Wednesday, August 26, 2009

gratitude

"What's gonna set you free
Look inside and you'll see
When you got so much to say
It's called gratitude"
--the Beastie Boys

Last night I cried. I haven't cried in a while. My heart was bursting with so much gratitude, I couldn't keep those feelings inside anymore.

Yesterday, my good friends Mike and Abby came over. It's so good to hang out with people I care so much about and that care about me. They both listened to me venting about my current living situation and frustrations, and they shared similar happenings and views from their communal living situations. (People can be good people, but sometimes it just doesn't work out living together. Got it.)

Abby put away the massive mounds of dishes in the kitchen. Mike replaced the spurting leaking hose on the sump pump in the basement with a permanent drain so I don't have to switch out the washing machine hose with the sump hose every time it rains hard (which is nearly every time it rains), and so that water doesn't run all over the floor, further contributing to basement mold. When they left, I gave them homemade lacto-fermented sauerkraut and feralberry wine made from yard berries picked by friends.

Ahh, community. If we translated all the good gifts of time and stuff into money, did we equal out? Probably not, but that's the beautiful part of community. Giving and receiving are flip sides of the same coin. It's abundance, flowing freely, acquiring the wealth of community and investing it in renewed friendship. And knowing that I have friends that I can count on, no matter what, there is no substitute, there is nothing that money could buy that can even come close.

The house behind ours is a rental house, and it has a new owner now. I've been talking with the handyman who's fixing it up, and told him we were putting up a privacy fence, and that I really appreciated them cleaning up the overgrowth from their side of the fence so it's easier to get it all done. The owner came by yesterday with a crew of guys with chainsaws. They are not only got started on cleaning up the rest of my side of the fenceline, they also offered to chainsaw the giant pile of wood in my backyard into stove lengths.

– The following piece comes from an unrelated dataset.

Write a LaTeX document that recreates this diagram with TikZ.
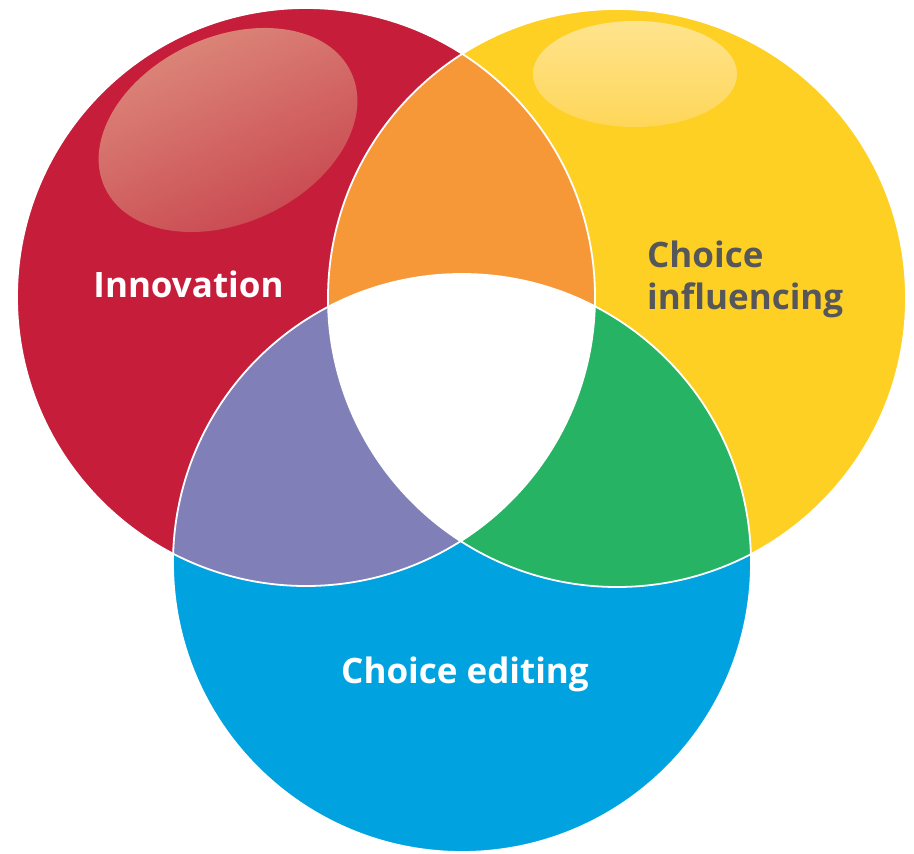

I mean, what possesses people to be so utterly nice and selfless? Four guys with chainsaws can make quick work of the pile and the fenceline, so much more than one worn out housewife with hands that can no longer grip anything. I know they are getting a neater property and will hopefully get better tenants, but still. To me, it's a miracle, a godsend. They are going to keep me and my child warm this winter, and there is nothing I can do or say that will ever repay them personally. It's a debt I owe to the universe that I will repay each time I help someone else, and I intend to repay that debt for the rest of my life

And say what you want about rednecks, but they rock in my opinion!! Community still exists, and they get it. I don't care what someone's political beliefs are--you either get community or you don't. They get it loud and clear.

I am overflowing with gratitude.

carey

2 comments:

L. J. Lowe said...

Beautiful.

Caeseria said...

And I am so happy for you! Happy squeezy hugs!